## [EXERCISE PROMPT]
The data below holds the lines to copy: everything from the line containing "Recreate this image" to the line containing "const data = ageGroups.map((name, i)", both ends included, set down exactly.

## [RAW RECORDS]
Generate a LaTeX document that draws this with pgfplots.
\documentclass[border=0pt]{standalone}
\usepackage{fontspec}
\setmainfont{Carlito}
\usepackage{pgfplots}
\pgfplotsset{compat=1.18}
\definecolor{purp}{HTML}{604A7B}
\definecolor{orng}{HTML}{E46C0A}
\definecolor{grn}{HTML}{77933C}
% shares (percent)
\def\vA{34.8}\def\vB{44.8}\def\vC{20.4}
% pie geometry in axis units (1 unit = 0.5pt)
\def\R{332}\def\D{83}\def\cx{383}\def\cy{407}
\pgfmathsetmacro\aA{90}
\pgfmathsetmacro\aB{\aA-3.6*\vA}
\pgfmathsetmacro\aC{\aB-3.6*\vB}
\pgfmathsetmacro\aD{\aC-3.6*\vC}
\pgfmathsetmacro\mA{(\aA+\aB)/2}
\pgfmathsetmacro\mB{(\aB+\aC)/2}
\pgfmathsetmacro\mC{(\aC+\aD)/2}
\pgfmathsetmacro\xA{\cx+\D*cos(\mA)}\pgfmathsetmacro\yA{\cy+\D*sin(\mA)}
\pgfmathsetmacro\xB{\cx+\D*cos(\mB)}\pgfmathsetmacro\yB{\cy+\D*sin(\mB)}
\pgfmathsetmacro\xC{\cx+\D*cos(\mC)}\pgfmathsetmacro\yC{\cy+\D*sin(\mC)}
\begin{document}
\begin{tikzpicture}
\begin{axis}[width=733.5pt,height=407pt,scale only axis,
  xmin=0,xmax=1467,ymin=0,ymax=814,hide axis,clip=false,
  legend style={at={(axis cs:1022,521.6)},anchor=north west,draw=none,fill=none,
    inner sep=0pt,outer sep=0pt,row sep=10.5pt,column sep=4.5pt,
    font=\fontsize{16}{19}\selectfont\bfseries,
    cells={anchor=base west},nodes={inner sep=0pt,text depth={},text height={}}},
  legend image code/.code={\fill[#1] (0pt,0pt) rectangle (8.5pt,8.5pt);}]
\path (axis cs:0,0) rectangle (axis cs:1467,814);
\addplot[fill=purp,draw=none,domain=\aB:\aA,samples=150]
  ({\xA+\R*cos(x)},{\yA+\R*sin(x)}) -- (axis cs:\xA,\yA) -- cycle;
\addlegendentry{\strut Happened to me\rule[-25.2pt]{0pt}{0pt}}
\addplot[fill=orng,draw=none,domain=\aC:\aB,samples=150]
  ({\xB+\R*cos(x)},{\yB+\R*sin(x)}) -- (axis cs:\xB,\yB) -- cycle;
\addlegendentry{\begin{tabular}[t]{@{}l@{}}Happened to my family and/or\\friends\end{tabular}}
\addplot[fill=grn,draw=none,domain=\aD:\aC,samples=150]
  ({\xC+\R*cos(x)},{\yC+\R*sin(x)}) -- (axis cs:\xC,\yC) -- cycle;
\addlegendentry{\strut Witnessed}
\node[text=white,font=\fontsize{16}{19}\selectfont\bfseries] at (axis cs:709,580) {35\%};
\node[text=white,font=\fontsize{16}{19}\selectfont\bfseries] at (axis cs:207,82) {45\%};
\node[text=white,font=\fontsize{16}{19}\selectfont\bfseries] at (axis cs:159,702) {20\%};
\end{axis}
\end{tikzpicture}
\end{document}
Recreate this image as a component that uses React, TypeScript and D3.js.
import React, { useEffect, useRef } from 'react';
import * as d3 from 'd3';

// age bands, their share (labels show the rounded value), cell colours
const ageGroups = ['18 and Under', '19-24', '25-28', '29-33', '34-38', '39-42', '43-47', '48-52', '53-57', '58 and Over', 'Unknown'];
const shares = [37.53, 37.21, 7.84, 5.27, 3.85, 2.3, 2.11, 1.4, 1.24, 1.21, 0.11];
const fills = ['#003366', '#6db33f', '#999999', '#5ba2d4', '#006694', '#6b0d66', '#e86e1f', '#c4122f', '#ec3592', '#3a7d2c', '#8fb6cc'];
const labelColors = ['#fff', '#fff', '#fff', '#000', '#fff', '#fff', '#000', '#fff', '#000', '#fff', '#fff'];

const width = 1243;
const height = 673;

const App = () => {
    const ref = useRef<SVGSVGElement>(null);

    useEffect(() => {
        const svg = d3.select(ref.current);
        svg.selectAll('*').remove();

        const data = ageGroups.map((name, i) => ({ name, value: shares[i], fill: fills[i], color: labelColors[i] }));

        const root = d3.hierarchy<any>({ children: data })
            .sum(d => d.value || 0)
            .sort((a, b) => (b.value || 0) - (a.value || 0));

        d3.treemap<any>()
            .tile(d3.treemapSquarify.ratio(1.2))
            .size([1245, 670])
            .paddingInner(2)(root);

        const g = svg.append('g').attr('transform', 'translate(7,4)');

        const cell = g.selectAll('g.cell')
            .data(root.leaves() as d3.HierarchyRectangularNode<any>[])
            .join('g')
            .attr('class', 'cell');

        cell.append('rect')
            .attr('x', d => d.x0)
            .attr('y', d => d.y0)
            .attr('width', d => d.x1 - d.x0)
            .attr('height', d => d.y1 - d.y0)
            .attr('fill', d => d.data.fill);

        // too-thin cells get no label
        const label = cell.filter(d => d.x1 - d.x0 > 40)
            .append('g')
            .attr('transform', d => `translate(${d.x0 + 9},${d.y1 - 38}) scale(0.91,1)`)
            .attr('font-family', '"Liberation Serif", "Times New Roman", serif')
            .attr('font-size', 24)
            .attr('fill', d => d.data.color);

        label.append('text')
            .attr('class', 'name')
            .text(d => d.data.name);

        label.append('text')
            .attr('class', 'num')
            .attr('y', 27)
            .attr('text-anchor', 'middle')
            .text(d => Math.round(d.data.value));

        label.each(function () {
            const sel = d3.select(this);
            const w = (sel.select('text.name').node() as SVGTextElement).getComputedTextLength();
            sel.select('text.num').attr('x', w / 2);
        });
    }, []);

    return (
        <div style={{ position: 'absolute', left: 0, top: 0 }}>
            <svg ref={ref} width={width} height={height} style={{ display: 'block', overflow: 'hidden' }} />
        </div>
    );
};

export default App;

---

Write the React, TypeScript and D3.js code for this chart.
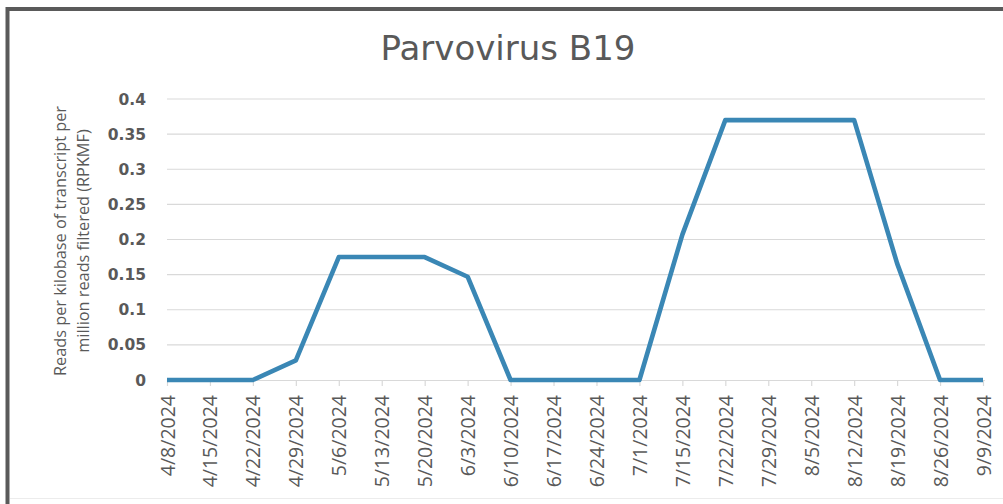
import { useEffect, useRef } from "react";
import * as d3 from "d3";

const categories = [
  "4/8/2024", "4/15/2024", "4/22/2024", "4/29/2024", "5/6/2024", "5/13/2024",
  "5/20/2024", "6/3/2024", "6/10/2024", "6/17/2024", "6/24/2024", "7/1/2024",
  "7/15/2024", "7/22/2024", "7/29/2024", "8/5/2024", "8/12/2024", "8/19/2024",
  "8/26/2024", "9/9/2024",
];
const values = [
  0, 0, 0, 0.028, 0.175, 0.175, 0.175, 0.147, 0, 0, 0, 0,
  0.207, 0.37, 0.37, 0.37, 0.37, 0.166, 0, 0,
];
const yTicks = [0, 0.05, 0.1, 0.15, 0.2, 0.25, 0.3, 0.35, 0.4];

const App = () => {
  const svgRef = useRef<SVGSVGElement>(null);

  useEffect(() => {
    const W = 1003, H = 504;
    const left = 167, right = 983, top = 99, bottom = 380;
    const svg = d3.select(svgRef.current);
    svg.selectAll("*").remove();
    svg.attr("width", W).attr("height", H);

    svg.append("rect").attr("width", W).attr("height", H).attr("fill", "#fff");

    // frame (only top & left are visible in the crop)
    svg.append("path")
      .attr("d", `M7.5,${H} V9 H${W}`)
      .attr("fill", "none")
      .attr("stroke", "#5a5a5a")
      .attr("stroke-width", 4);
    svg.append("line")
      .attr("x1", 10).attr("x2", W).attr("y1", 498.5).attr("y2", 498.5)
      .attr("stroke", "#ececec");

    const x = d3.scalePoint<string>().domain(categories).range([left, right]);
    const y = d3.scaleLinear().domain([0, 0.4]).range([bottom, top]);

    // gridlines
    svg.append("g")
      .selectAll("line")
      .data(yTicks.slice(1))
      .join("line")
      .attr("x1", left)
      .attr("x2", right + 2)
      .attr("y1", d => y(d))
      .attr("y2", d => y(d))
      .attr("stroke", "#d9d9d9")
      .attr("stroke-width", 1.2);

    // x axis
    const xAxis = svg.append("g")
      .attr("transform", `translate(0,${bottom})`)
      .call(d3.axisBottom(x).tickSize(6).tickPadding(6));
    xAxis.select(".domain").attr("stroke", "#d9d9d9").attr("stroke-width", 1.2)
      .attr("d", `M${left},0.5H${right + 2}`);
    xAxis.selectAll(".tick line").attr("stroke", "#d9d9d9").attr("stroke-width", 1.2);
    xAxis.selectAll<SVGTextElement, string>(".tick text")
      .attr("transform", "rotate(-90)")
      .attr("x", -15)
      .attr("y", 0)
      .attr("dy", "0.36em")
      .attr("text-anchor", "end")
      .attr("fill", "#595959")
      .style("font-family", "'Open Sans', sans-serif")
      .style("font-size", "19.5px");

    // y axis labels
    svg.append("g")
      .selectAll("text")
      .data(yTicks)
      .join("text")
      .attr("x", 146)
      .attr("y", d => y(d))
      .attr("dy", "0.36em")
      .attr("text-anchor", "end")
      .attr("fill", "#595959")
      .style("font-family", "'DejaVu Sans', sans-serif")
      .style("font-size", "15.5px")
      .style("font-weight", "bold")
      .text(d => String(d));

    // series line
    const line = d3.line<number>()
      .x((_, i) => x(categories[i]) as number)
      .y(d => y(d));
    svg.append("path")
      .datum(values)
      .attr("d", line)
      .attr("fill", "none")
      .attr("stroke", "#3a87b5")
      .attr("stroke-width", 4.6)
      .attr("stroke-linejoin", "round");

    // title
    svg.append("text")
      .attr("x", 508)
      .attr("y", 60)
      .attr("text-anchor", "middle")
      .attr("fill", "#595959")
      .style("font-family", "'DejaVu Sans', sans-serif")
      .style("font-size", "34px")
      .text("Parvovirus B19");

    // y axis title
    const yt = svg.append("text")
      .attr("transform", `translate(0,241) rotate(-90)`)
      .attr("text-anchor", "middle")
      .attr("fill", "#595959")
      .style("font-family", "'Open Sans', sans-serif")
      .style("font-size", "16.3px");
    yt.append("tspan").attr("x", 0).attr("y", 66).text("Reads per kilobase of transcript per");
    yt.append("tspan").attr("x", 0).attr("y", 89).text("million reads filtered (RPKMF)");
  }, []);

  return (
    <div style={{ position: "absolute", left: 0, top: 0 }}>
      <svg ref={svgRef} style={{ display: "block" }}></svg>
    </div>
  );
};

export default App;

## [TASK RESULT]
Recreate this image as a component that uses React, TypeScript and D3.js.
import React, { useEffect, useRef } from 'react';
import * as d3 from 'd3';

// age bands, their share (labels show the rounded value), cell colours
const ageGroups = ['18 and Under', '19-24', '25-28', '29-33', '34-38', '39-42', '43-47', '48-52', '53-57', '58 and Over', 'Unknown'];
const shares = [37.53, 37.21, 7.84, 5.27, 3.85, 2.3, 2.11, 1.4, 1.24, 1.21, 0.11];
const fills = ['#003366', '#6db33f', '#999999', '#5ba2d4', '#006694', '#6b0d66', '#e86e1f', '#c4122f', '#ec3592', '#3a7d2c', '#8fb6cc'];
const labelColors = ['#fff', '#fff', '#fff', '#000', '#fff', '#fff', '#000', '#fff', '#000', '#fff', '#fff'];

const width = 1243;
const height = 673;

const App = () => {
    const ref = useRef<SVGSVGElement>(null);

    useEffect(() => {
        const svg = d3.select(ref.current);
        svg.selectAll('*').remove();

        const data = ageGroups.map((name, i) => ({ name, value: shares[i], fill: fills[i], color: labelColors[i] }));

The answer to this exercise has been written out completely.